▶ **Task statement**
Set each entry down verbatim, omitting images.

[START OF Listed entries]

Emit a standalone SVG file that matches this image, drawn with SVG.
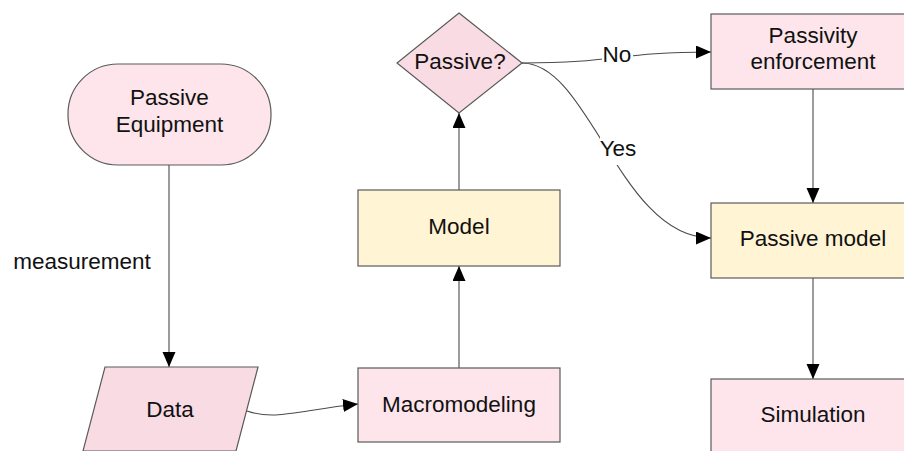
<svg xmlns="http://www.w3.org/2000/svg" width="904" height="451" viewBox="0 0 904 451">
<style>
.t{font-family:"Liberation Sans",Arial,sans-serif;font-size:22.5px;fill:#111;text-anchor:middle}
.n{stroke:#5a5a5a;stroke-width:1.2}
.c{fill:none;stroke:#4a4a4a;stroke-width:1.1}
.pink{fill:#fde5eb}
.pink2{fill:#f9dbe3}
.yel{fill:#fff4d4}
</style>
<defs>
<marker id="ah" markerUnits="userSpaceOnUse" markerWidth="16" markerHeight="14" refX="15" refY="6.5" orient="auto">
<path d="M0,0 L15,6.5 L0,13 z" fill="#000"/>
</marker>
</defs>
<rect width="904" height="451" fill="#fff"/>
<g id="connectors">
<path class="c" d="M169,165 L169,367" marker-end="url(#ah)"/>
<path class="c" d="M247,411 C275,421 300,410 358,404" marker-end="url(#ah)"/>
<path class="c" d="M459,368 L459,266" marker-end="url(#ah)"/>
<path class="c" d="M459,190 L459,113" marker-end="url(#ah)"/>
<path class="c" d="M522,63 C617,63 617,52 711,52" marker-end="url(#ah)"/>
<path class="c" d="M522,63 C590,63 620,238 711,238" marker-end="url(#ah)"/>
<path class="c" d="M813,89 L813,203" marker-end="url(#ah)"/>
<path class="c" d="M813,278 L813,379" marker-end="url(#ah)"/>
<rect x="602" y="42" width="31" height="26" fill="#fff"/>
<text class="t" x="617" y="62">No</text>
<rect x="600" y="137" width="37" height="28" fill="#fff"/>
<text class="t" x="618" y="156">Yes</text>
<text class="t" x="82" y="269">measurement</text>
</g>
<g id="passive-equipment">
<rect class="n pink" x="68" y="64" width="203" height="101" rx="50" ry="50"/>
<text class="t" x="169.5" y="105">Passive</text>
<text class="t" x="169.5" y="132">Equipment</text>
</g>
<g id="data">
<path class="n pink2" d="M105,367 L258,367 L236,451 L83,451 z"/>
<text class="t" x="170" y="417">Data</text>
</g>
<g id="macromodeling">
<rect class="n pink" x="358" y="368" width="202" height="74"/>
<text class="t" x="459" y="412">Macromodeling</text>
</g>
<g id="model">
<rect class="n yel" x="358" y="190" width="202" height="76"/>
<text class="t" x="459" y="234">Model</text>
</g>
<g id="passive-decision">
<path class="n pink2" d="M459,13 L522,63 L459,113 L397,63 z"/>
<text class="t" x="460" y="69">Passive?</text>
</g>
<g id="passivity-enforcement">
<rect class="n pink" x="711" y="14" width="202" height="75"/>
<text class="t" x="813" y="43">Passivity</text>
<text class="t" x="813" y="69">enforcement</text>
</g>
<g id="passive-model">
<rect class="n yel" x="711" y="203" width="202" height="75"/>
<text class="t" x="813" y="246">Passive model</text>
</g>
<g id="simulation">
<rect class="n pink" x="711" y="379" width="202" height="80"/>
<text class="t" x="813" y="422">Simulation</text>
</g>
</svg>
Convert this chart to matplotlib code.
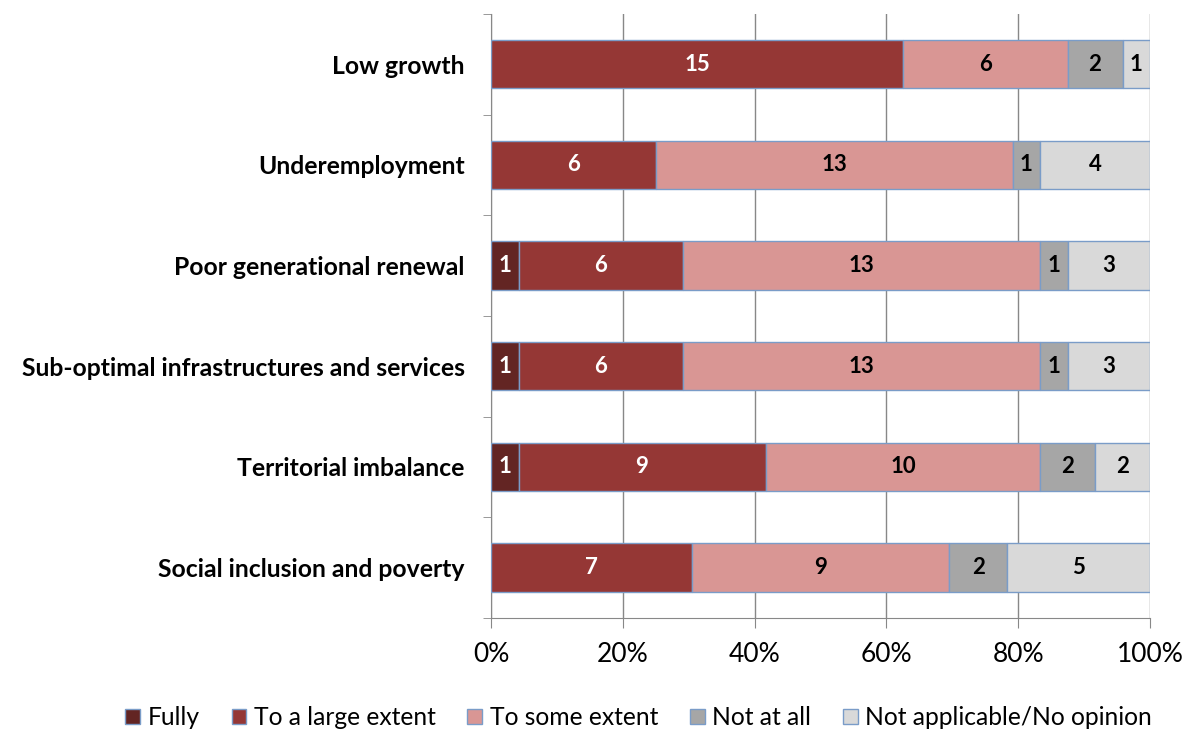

[END OF Listed entries]

▶ **Exercise answer**
Emit a standalone SVG file that matches this image, drawn with SVG.
<svg xmlns="http://www.w3.org/2000/svg" width="904" height="451" viewBox="0 0 904 451">
<style>
.t{font-family:"Liberation Sans",Arial,sans-serif;font-size:22.5px;fill:#111;text-anchor:middle}
.n{stroke:#5a5a5a;stroke-width:1.2}
.c{fill:none;stroke:#4a4a4a;stroke-width:1.1}
.pink{fill:#fde5eb}
.pink2{fill:#f9dbe3}
.yel{fill:#fff4d4}
</style>
<defs>
<marker id="ah" markerUnits="userSpaceOnUse" markerWidth="16" markerHeight="14" refX="15" refY="6.5" orient="auto">
<path d="M0,0 L15,6.5 L0,13 z" fill="#000"/>
</marker>
</defs>
<rect width="904" height="451" fill="#fff"/>
<g id="connectors">
<path class="c" d="M169,165 L169,367" marker-end="url(#ah)"/>
<path class="c" d="M247,411 C275,421 300,410 358,404" marker-end="url(#ah)"/>
<path class="c" d="M459,368 L459,266" marker-end="url(#ah)"/>
<path class="c" d="M459,190 L459,113" marker-end="url(#ah)"/>
<path class="c" d="M522,63 C617,63 617,52 711,52" marker-end="url(#ah)"/>
<path class="c" d="M522,63 C590,63 620,238 711,238" marker-end="url(#ah)"/>
<path class="c" d="M813,89 L813,203" marker-end="url(#ah)"/>
<path class="c" d="M813,278 L813,379" marker-end="url(#ah)"/>
<rect x="602" y="42" width="31" height="26" fill="#fff"/>
<text class="t" x="617" y="62">No</text>
<rect x="600" y="137" width="37" height="28" fill="#fff"/>
<text class="t" x="618" y="156">Yes</text>
<text class="t" x="82" y="269">measurement</text>
</g>
<g id="passive-equipment">
<rect class="n pink" x="68" y="64" width="203" height="101" rx="50" ry="50"/>
<text class="t" x="169.5" y="105">Passive</text>
<text class="t" x="169.5" y="132">Equipment</text>
</g>
<g id="data">
<path class="n pink2" d="M105,367 L258,367 L236,451 L83,451 z"/>
<text class="t" x="170" y="417">Data</text>
</g>
<g id="macromodeling">
<rect class="n pink" x="358" y="368" width="202" height="74"/>
<text class="t" x="459" y="412">Macromodeling</text>
</g>
<g id="model">
<rect class="n yel" x="358" y="190" width="202" height="76"/>
<text class="t" x="459" y="234">Model</text>
</g>
<g id="passive-decision">
<path class="n pink2" d="M459,13 L522,63 L459,113 L397,63 z"/>
<text class="t" x="460" y="69">Passive?</text>
</g>
<g id="passivity-enforcement">
<rect class="n pink" x="711" y="14" width="202" height="75"/>
<text class="t" x="813" y="43">Passivity</text>
<text class="t" x="813" y="69">enforcement</text>
</g>
<g id="passive-model">
<rect class="n yel" x="711" y="203" width="202" height="75"/>
<text class="t" x="813" y="246">Passive model</text>
</g>
<g id="simulation">
<rect class="n pink" x="711" y="379" width="202" height="80"/>
<text class="t" x="813" y="422">Simulation</text>
</g>
</svg>
Convert this chart to matplotlib code.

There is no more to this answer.